### TASK BRIEF
Output every line exactly as written. Leave out pictures.

### INPUT FOR THIS TASK
■ ■ ■ ■ ■

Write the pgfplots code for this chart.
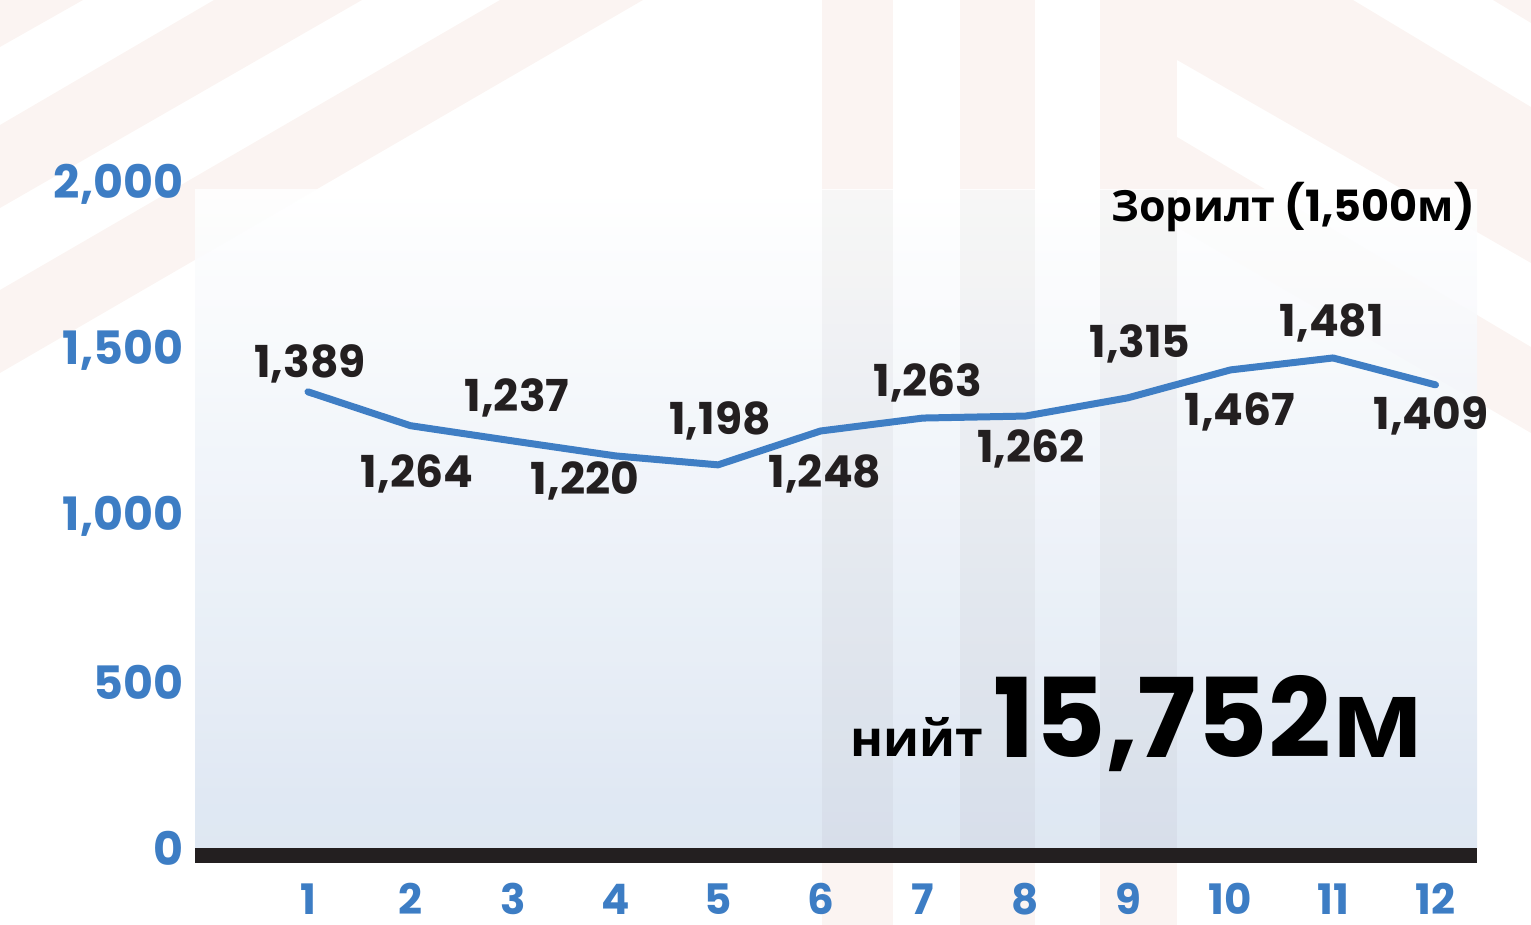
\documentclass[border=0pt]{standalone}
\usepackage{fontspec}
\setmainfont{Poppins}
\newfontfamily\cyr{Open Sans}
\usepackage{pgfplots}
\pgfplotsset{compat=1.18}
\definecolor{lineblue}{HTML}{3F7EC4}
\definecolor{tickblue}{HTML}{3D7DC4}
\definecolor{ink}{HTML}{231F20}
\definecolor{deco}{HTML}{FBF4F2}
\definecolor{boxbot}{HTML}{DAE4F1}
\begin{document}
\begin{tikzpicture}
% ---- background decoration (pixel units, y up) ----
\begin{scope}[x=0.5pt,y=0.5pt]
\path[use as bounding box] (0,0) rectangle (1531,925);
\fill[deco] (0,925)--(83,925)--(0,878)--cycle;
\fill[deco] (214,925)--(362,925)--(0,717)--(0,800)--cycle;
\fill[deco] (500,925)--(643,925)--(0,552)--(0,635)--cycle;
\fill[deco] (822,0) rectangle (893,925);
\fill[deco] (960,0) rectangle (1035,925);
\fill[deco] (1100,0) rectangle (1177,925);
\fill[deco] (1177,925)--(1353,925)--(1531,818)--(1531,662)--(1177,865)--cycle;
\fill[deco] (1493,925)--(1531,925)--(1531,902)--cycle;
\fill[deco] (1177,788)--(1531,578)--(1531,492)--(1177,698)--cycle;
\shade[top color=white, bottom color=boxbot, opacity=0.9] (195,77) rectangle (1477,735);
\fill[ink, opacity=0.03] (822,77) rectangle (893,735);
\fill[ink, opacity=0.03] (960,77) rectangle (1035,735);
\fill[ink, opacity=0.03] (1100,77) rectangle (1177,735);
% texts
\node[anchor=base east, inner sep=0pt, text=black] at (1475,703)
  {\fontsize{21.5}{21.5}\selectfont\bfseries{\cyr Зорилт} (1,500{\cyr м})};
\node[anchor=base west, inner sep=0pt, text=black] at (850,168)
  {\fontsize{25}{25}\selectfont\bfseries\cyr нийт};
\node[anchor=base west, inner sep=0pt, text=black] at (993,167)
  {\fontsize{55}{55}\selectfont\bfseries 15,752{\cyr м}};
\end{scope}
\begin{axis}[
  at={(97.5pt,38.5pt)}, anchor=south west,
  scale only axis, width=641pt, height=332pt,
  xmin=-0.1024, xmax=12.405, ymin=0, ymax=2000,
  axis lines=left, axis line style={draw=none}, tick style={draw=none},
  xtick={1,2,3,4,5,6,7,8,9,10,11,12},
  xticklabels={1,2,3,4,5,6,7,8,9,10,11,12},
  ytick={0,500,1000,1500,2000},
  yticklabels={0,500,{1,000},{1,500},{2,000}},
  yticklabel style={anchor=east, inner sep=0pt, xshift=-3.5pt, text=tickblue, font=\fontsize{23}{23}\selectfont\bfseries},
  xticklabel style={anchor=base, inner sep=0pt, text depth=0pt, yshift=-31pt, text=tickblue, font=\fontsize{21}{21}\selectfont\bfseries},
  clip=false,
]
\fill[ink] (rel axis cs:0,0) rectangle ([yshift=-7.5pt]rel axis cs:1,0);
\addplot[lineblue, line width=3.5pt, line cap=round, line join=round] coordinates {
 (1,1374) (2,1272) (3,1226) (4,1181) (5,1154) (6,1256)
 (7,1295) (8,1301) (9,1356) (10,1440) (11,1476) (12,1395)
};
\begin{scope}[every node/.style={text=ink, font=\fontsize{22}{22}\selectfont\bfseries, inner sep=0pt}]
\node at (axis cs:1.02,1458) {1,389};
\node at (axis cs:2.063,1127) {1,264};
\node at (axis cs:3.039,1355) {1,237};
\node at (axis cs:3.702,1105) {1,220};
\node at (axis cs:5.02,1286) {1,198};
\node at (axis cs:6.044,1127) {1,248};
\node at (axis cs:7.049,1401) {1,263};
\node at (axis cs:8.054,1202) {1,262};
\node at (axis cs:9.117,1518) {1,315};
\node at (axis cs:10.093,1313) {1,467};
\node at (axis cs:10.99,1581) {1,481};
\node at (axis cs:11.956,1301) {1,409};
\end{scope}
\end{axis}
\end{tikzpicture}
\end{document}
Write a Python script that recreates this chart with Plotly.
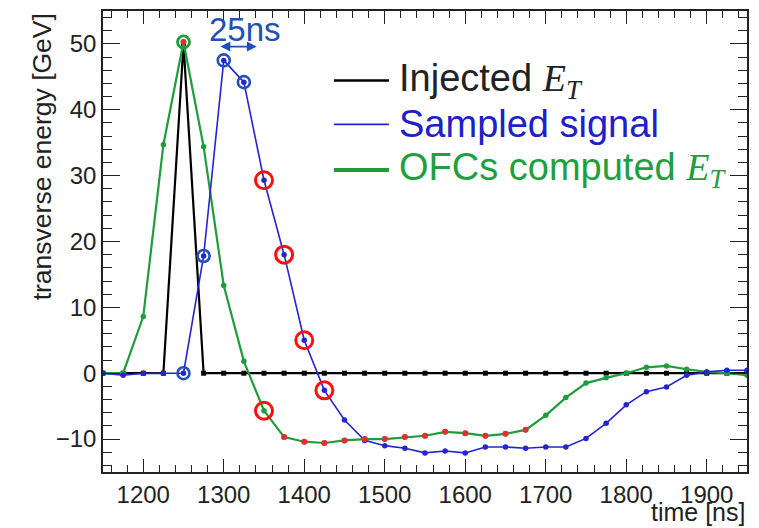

■ ■ ■ ■ ■

### EXERCISE RESPONSE
Write the pgfplots code for this chart.
\documentclass[border=0pt]{standalone}
\usepackage{fontspec}
\setmainfont{Poppins}
\newfontfamily\cyr{Open Sans}
\usepackage{pgfplots}
\pgfplotsset{compat=1.18}
\definecolor{lineblue}{HTML}{3F7EC4}
\definecolor{tickblue}{HTML}{3D7DC4}
\definecolor{ink}{HTML}{231F20}
\definecolor{deco}{HTML}{FBF4F2}
\definecolor{boxbot}{HTML}{DAE4F1}
\begin{document}
\begin{tikzpicture}
% ---- background decoration (pixel units, y up) ----
\begin{scope}[x=0.5pt,y=0.5pt]
\path[use as bounding box] (0,0) rectangle (1531,925);
\fill[deco] (0,925)--(83,925)--(0,878)--cycle;
\fill[deco] (214,925)--(362,925)--(0,717)--(0,800)--cycle;
\fill[deco] (500,925)--(643,925)--(0,552)--(0,635)--cycle;
\fill[deco] (822,0) rectangle (893,925);
\fill[deco] (960,0) rectangle (1035,925);
\fill[deco] (1100,0) rectangle (1177,925);
\fill[deco] (1177,925)--(1353,925)--(1531,818)--(1531,662)--(1177,865)--cycle;
\fill[deco] (1493,925)--(1531,925)--(1531,902)--cycle;
\fill[deco] (1177,788)--(1531,578)--(1531,492)--(1177,698)--cycle;
\shade[top color=white, bottom color=boxbot, opacity=0.9] (195,77) rectangle (1477,735);
\fill[ink, opacity=0.03] (822,77) rectangle (893,735);
\fill[ink, opacity=0.03] (960,77) rectangle (1035,735);
\fill[ink, opacity=0.03] (1100,77) rectangle (1177,735);
% texts
\node[anchor=base east, inner sep=0pt, text=black] at (1475,703)
  {\fontsize{21.5}{21.5}\selectfont\bfseries{\cyr Зорилт} (1,500{\cyr м})};
\node[anchor=base west, inner sep=0pt, text=black] at (850,168)
  {\fontsize{25}{25}\selectfont\bfseries\cyr нийт};
\node[anchor=base west, inner sep=0pt, text=black] at (993,167)
  {\fontsize{55}{55}\selectfont\bfseries 15,752{\cyr м}};
\end{scope}
\begin{axis}[
  at={(97.5pt,38.5pt)}, anchor=south west,
  scale only axis, width=641pt, height=332pt,
  xmin=-0.1024, xmax=12.405, ymin=0, ymax=2000,
  axis lines=left, axis line style={draw=none}, tick style={draw=none},
  xtick={1,2,3,4,5,6,7,8,9,10,11,12},
  xticklabels={1,2,3,4,5,6,7,8,9,10,11,12},
  ytick={0,500,1000,1500,2000},
  yticklabels={0,500,{1,000},{1,500},{2,000}},
  yticklabel style={anchor=east, inner sep=0pt, xshift=-3.5pt, text=tickblue, font=\fontsize{23}{23}\selectfont\bfseries},
  xticklabel style={anchor=base, inner sep=0pt, text depth=0pt, yshift=-31pt, text=tickblue, font=\fontsize{21}{21}\selectfont\bfseries},
  clip=false,
]
\fill[ink] (rel axis cs:0,0) rectangle ([yshift=-7.5pt]rel axis cs:1,0);
\addplot[lineblue, line width=3.5pt, line cap=round, line join=round] coordinates {
 (1,1374) (2,1272) (3,1226) (4,1181) (5,1154) (6,1256)
 (7,1295) (8,1301) (9,1356) (10,1440) (11,1476) (12,1395)
};
\begin{scope}[every node/.style={text=ink, font=\fontsize{22}{22}\selectfont\bfseries, inner sep=0pt}]
\node at (axis cs:1.02,1458) {1,389};
\node at (axis cs:2.063,1127) {1,264};
\node at (axis cs:3.039,1355) {1,237};
\node at (axis cs:3.702,1105) {1,220};
\node at (axis cs:5.02,1286) {1,198};
\node at (axis cs:6.044,1127) {1,248};
\node at (axis cs:7.049,1401) {1,263};
\node at (axis cs:8.054,1202) {1,262};
\node at (axis cs:9.117,1518) {1,315};
\node at (axis cs:10.093,1313) {1,467};
\node at (axis cs:10.99,1581) {1,481};
\node at (axis cs:11.956,1301) {1,409};
\end{scope}
\end{axis}
\end{tikzpicture}
\end{document}
Write a Python script that recreates this chart with Plotly.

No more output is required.